We are lucky to have a carport but before that parked our toy hauler out in the weather. Many people do the same at RV storage lots but I've always thought keeping it under some kind of cover would be better than outside. With that said it would seem to me that a fitted cover would be better than a tarp because many fitted covers have a material on the inside that is not smooth so it wouldn't be as likely to stick. I think that it would be better were there some gap between the cover and the RV, say an inch or two for air to circulate. I must also make clear that I have no information to support my opinion so it is just that. I suspect people with more experience than I will chime in and I hope they do because I'd like to know too. Those really lucky have an inside storage like a barn.


----------



## artmart

I do know that a tarp is a bad idea because it's been done with terrible results just like Gerry describes - it sticks and makes a real bad mess that is difficult to fix. There is actually a science to materials that are used to prevent this damage. Even using a blanket between the RV skin and the tarp is not necessarily the right answer either since again, like Gerry mentions, a great deal of effort went into the design of the fabric used in RV covers.

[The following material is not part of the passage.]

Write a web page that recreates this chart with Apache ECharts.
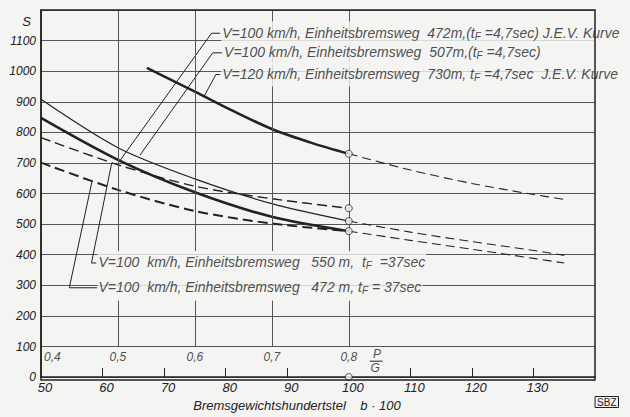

Use what you may, but with great caution.


----------



## Yushokuma

*yushokuma&Lucy'77*

Tarps are so much trouble,we have 28 ft and it snows sometimes and weight of snow to ice causes pinholes. Think custom fitted cover with door access would be best. We also are in forest and lots of tree debris, ugh. Good Luck:10220:


----------



## rksolid

I'm from ND and most campers aren't even covered over the winter. The campers at the dealers are left outside. I don't understand what the big deal is on covering them they should stand up to the elements ,our friends own the local camper dealership and leave theirs outside year around.


----------



## bttravel

Just saw this thread and wanted to add my 2 cents. If you want to cover go with a custom. They are the right material, fit and have easy door access if needed. These are only needed if you park it for a decent length of time. The exterior and roof will last much better if they aren't exposed tot he sun for a full 12 months. Ours is out of use from Nov to March or April and that is several months of just sitting in the elements, sun, uv ray, crap blowing around during high winds, etc. We had one for the unit we sold in January and it kept it nice and clean over the winter. Less washing and waxing. Have you ever hand waxed a TT? They are monsters. I let the cover go with the sold unit, too small for the new Grey Wolf, but I will be getting a new one this fall. Just think about all the stuff that gets on your vehicle sitting outside. The trailer is no different. Just make sure it's nice and clean when you cover it.:thumbup1:


----------



## Yushokuma

Thanks for the cover info. I understand they are not waterproof since they have to "breathe" correct. Wondering if at least the roof part is waterproof in case any old roof leaks start acting up.


----------



## artmart

Your topic questioned the differences between a tarp and an RV cover. We answered that by saying a tarp is a bad idea and an RV cover is made for covering RVs so they are a better option.

As for whether you need one or not, a trailer is designed to be outdoors and for this doesn't truly need a cover. However, RVs don't get the love and attention like our vehicles. For most of us we wash and wax our cars but they will still age and so will an RV which is covered mostly by plastic and rubber. If you periodically check for holes or problems, this is the best thing to do.

A cover helps prolong the finish of an RV but it does not eliminate the care and maintenance. The covers keep dirt, debris, weather and bird droppings off the rig to prolong the RV finish but it still has drawbacks when compared to the best protection of a garage. But these do wear out. I've seen some covers so beaten up by the elements they are falling off the rig, So in themselves there's additional cost, care and maintenance.

A garage, while being the best solution for any vehicle storage has the disadvantages of cost to build, they take up a lot of room, they are in a fixed location and illegal in some Association neighborhoods. RV covers are a better choice when cost and portability are preferred. But, they do wear out because they are beaten up by the items and elements that are subjected while doing their job to keep the RV from these same items and elements.

Knowledge of advantages/disadvantages of all options is key. Then you can make the choice for yourself - and you do have the choice to change your mind. I chose not to cover mine and I don't perform enough care and maintenance either, but I've living with my choice just fine. But you don't want what option you pick to cause damage either.


----------



## Mike Kennedy

*cover*

Thank's for all the advice, and experience's shared.
I received some e-mails also.
I opted not to cover at all, a dealer showed me two used, same year camper's, one was covered the other not ( in the past )
the covered had many wear spot's.
Wasn't interested in adding any wear.
Thank's again.


----------